Question: What does the executive director of a corporate university do?
Answer: I'm responsible for the strategic development of training plans for
the properties, for executing the vision and for the strategic direction for
learning and development initiatives at the MGM Grand, Mandalay Bay, Luxor
and the Signature properties. I work with senior-level executives,
management business partners and industry leaders to align our training
goals with organizationwide processes and business needs. I oversee four
units in the university: leadership training at all levels; general training
including language training; computer-based training; and service
excellence.
Question: How has the merger changed it?
Answer: As we took on the merger, it was like looking at the cultures and
figuring out how to integrate them. Yet, as we plowed through those
strategies, now a year later, we were successful. We had some bumps in the
road; we had to work out some kinks in processes. But I can't speak enough
about the support we received from the property presidents.
One of the things I'm proudest about is our contribution to that.
Question: How did you get into this?
Answer: I opened Summerlin Hospital in 1997, their training department.
Before that, I was at Desert Springs for about four years. I came to the MGM
Grand University after just finishing graduate school.

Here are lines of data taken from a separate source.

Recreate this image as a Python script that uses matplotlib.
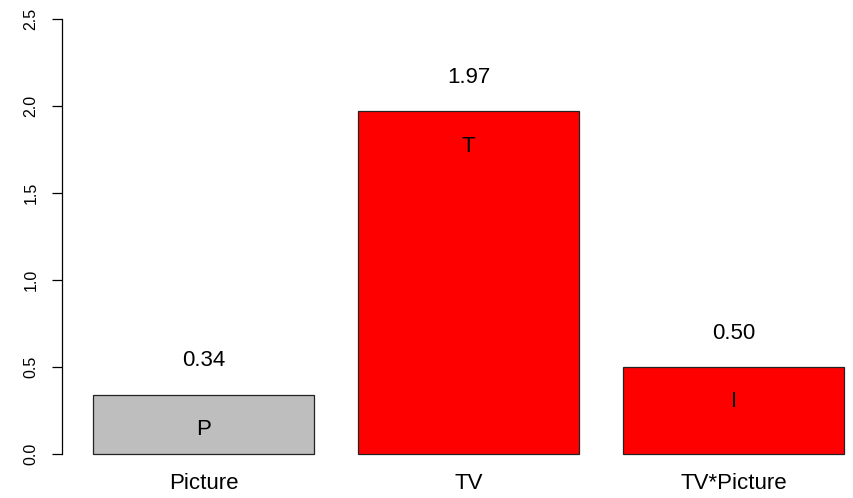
import matplotlib.pyplot as plt
import numpy as np

plt.rcParams['font.family'] = ['Liberation Sans', 'DejaVu Sans']

categories = ['Picture', 'TV', 'TV*Picture']
values = [0.34, 1.97, 0.50]
letters = ['P', 'T', 'I']
colors = ['#bebebe', '#ff0000', '#ff0000']

# R barplot style positions: width 1, space 0.2
x = 0.7 + 1.2 * np.arange(len(values))

fig = plt.figure(figsize=(8.54, 4.98), dpi=100)
ax = fig.add_axes([62 / 854, 26.6 / 498, (854 - 62) / 854, 469.8 / 498])

ax.bar(x, values, width=1.0, color=colors, edgecolor='#222222', linewidth=0.9)

for xi, v, lt in zip(x, values, letters):
    ax.text(xi, v + 0.195, '%.2f' % v, ha='center', va='center', fontsize=16)
    ax.text(xi, v - 0.2, lt, ha='center', va='center', fontsize=16)

for xi, c in zip(x, categories):
    ax.text(xi, -0.167, c, ha='center', va='center', fontsize=16)

ax.set_xlim(0.06, 3.643)
ax.set_ylim(-0.1, 2.6)
ax.set_yticks(np.arange(0, 2.51, 0.5))
ax.set_yticklabels(['%.1f' % t for t in np.arange(0, 2.51, 0.5)],
                   rotation=90, va='center', fontsize=11.5)
ax.tick_params(axis='y', length=7, width=0.9, pad=10)
ax.set_xticks([])

ax.spines['left'].set_bounds(0, 2.5)
ax.spines['left'].set_linewidth(0.9)
ax.spines['right'].set_color('none')
ax.spines['top'].set_color('none')
ax.spines['bottom'].set_color('none')

fig.savefig('out.png', dpi=100)
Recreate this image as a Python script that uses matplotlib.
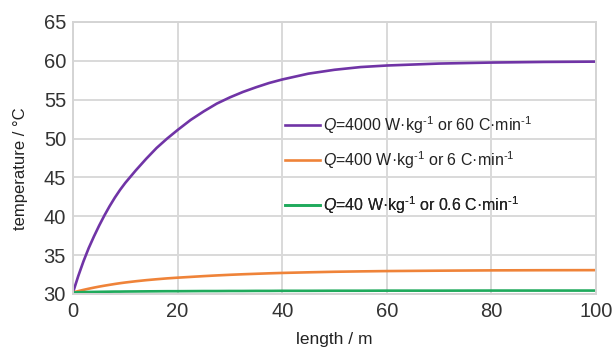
import numpy as np
import matplotlib
matplotlib.use("Agg")
from matplotlib import pyplot as plt
from matplotlib.lines import Line2D

# values
length = [0, 1, 2, 3, 4, 5, 6, 7, 8, 9, 10, 12, 14, 16, 18, 20, 22.5, 25, 27.5, 30, 32.5, 35,
          37.5, 40, 45, 50, 55, 60, 70, 80, 90, 100]
temp_4000 = [30.2, 32.3, 34.2, 35.9, 37.4, 38.8, 40.1, 41.3, 42.4, 43.4, 44.3, 45.9, 47.4, 48.8,
             50.0, 51.1, 52.4, 53.5, 54.5, 55.3, 56.0, 56.6, 57.15, 57.6, 58.35, 58.85, 59.2,
             59.4, 59.65, 59.78, 59.86, 59.9]
temp_400 = [30.2, 30.37, 30.53, 30.68, 30.82, 30.95, 31.07, 31.18, 31.29, 31.39, 31.48, 31.64,
            31.78, 31.9, 32.01, 32.1, 32.2, 32.3, 32.39, 32.47, 32.54, 32.6, 32.66, 32.71, 32.79,
            32.86, 32.91, 32.95, 33.0, 33.04, 33.06, 33.07]
temp_40 = [30.2, 30.22, 30.24, 30.26, 30.27, 30.28, 30.29, 30.3, 30.31, 30.31, 30.32, 30.33,
           30.34, 30.35, 30.36, 30.36, 30.37, 30.38, 30.38, 30.39, 30.39, 30.4, 30.4, 30.41,
           30.41, 30.42, 30.42, 30.43, 30.43, 30.44, 30.44, 30.44]

labels = [r"$Q$=4000 W·kg$^{\text{-1}}$ or 60 C·min$^{\text{-1}}$",
          r"$Q$=400 W·kg$^{\text{-1}}$ or 6 C·min$^{\text{-1}}$",
          r"$Q$=40 W·kg$^{\text{-1}}$ or 0.6 C·min$^{\text{-1}}$"]
colors = ["#7034a6", "#ef8339", "#1faa5c"]

xticks = [0, 20, 40, 60, 80, 100]
yticks = [30, 35, 40, 45, 50, 55, 60, 65]

plt.rcParams['font.family'] = ['Liberation Sans', 'DejaVu Sans']
plt.rcParams['mathtext.fontset'] = 'custom'
plt.rcParams['mathtext.it'] = 'Liberation Sans:italic'
plt.rcParams['mathtext.rm'] = 'Liberation Sans'

fig = plt.figure(figsize=(6.16, 3.49), dpi=100)
ax = fig.add_axes([0.1185, 0.1576, 0.849, 0.7794])

series = [temp_4000, temp_400, temp_40]
for vals, c in zip(series, colors):
    ax.plot(length, vals, color=c, lw=1.9, solid_capstyle='butt', solid_joinstyle='round')

ax.set_xlim(0, 100)
ax.set_ylim(30, 65)
ax.set_xticks(xticks)
ax.set_yticks(yticks)
ax.grid(True, color="#d9d9d9", lw=1.4)
ax.set_axisbelow(True)
for s in ax.spines.values():
    s.set_color("#d4d4d4")
    s.set_linewidth(1.4)
ax.tick_params(length=0, labelsize=14.5, colors="#333333", pad=5)
ax.tick_params(axis='x', pad=6)

ax.set_xlabel("length / m", fontsize=12.5, color="#222222", labelpad=8)
ax.set_ylabel("temperature / °C", fontsize=12, color="#222222")
ax.yaxis.set_label_coords(-0.086, 0.46)

# legend entries placed one by one (gaps are uneven in the reference)
legend_y = [0.621, 0.493, 0.327]
for lab, c, yy in zip(labels, colors, legend_y):
    h = Line2D([], [], color=c, lw=1.9)
    lg = ax.legend([h], [lab], loc='center left', bbox_to_anchor=(0.405, yy), frameon=False,
                   fontsize=11.5, handlelength=2.2, handletextpad=0.2, borderaxespad=0,
                   borderpad=0)
    for t in lg.get_texts():
        t.set_color("#222222")
    ax.add_artist(lg)

fig.savefig("out.png", dpi=100)
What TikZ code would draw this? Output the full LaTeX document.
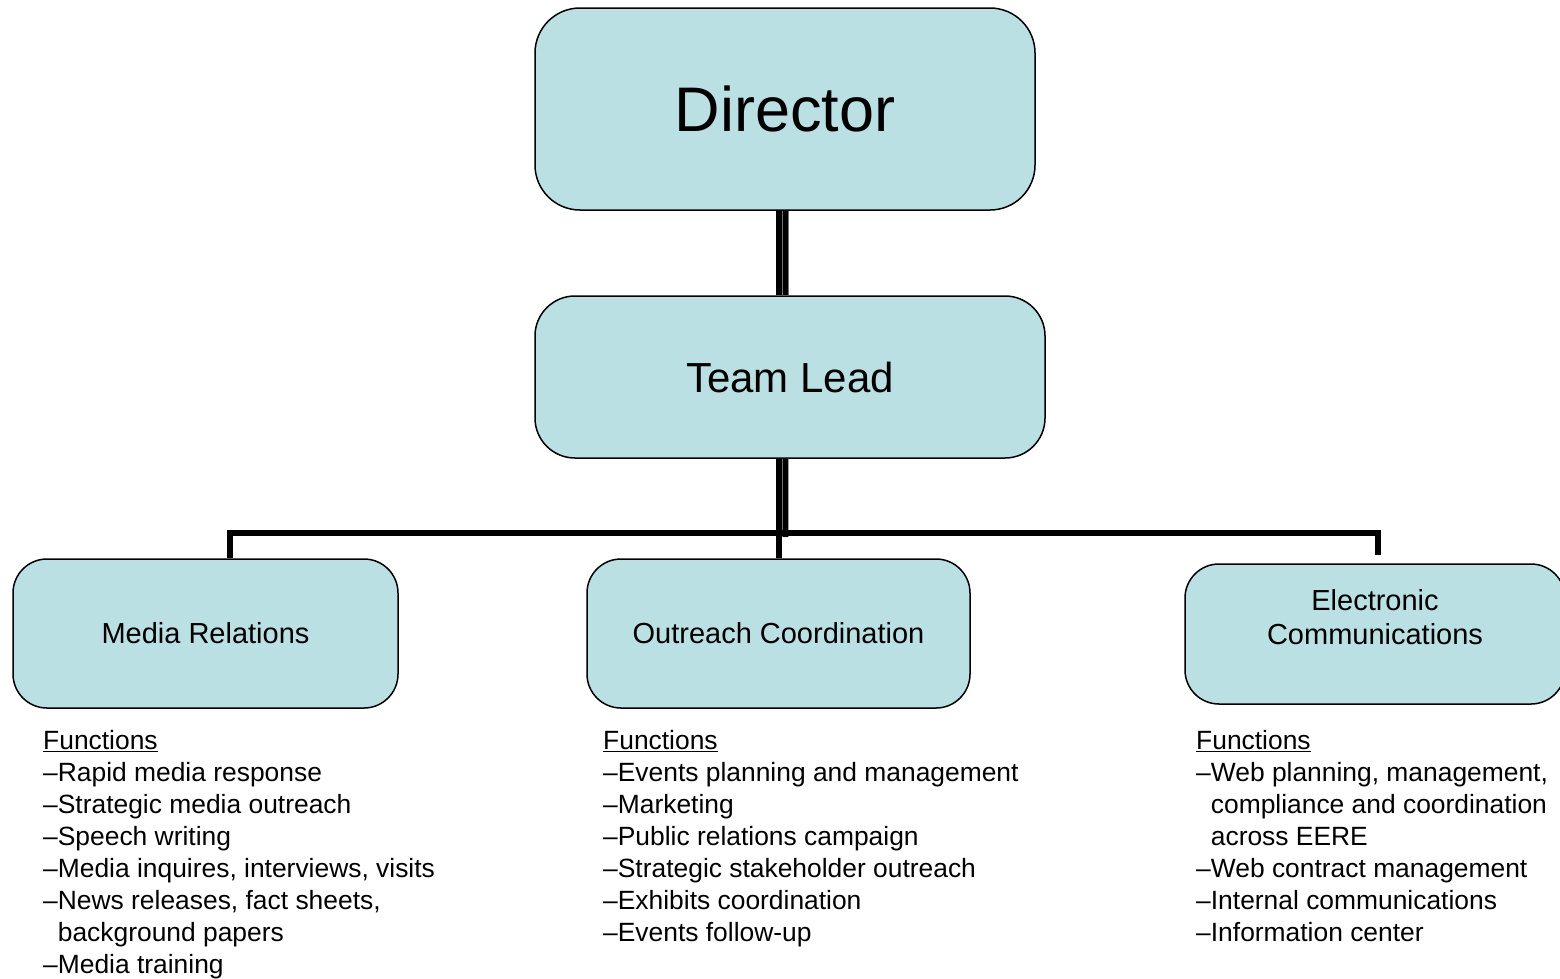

I was very interested in breaking out of health care where I'd been for 17
years. I'd been exposed to lots of industries and thought it would be
interesting to branch out and broaden my skills in other industry sets. A
mutual friend had spoken to Miriam Hammond, senior vice president of human
resources here at MGM. She let her know I was looking for other
opportunities.
I worked with Miriam at Desert Springs Hospital for close to a year. So I
knew Miriam and had worked with her. I got a call one day that there was an
opportunity here.
I said, "Now the gaming industry, that's interesting." The long and short of
it was six or seven interviews later, I got the job.
Question: Why the interest in gaming?
Answer: Because it's a huge part of what Las Vegas is. I'd lived here 10
years and wasn't familiar with anyone in the gaming industry. And I think I
started out more out of curiosity than anything else. I thought, let's go,
let's give this a shot and see what this is all about.
Miriam shared with me a little about the company and the potential for this
MGM Grand University, which I had never heard of.
I thought it was fascinating that the gaming industry had a university.
And so we talked a little about what the university does and is responsible
for. I met some of the most brilliant minds in business.
I was absolutely blown away by the integrity and the professionalism of the
people. They made me think this was a company I'd like to work for.
And I had an once-in-a-lifetime opportunity to try another industry. I was
ripe to try and the timing was right. I thought I'd give it a go and if it
worked out, great, and if not, nothing to lose. I have never looked back.
It's worked out great.
Question: What do you like most about your job?
Answer: The opportunity to be creative, to come forward with a vision,
ideas, new ways to improve what we're doing. And I'm never turned down. If I
can make a good business case for something, it's supported 100 percent.
What keeps me here is the evolution, to be able to make this university one
of the best in its class and to be benched after, by the likes of PepsiCo.
We've just really been able to take the university and make it a
strategically aligned entity. That is truly what has lent to our credibility
over the years.
Question: What do you like most about MGM?
Answer: The leadership. The vision and the operating unit are what keep you
going. There are some companies out there that don't really support
education.
But to find a company that supports it, there's nothing you can't do, and
you can support the company in such positive ways.
Question: What do you like least?
Answer: It's so dynamic and so changing, and there are so many
opportunities, it's hard to say what I like least. Maybe it's the pace.
Sometimes you wish you could just stop and almost take a breather, but the
flip side is you get addicted to the pace, and you thrive on the pace and
what you can get done, even though it can be very stressful at times.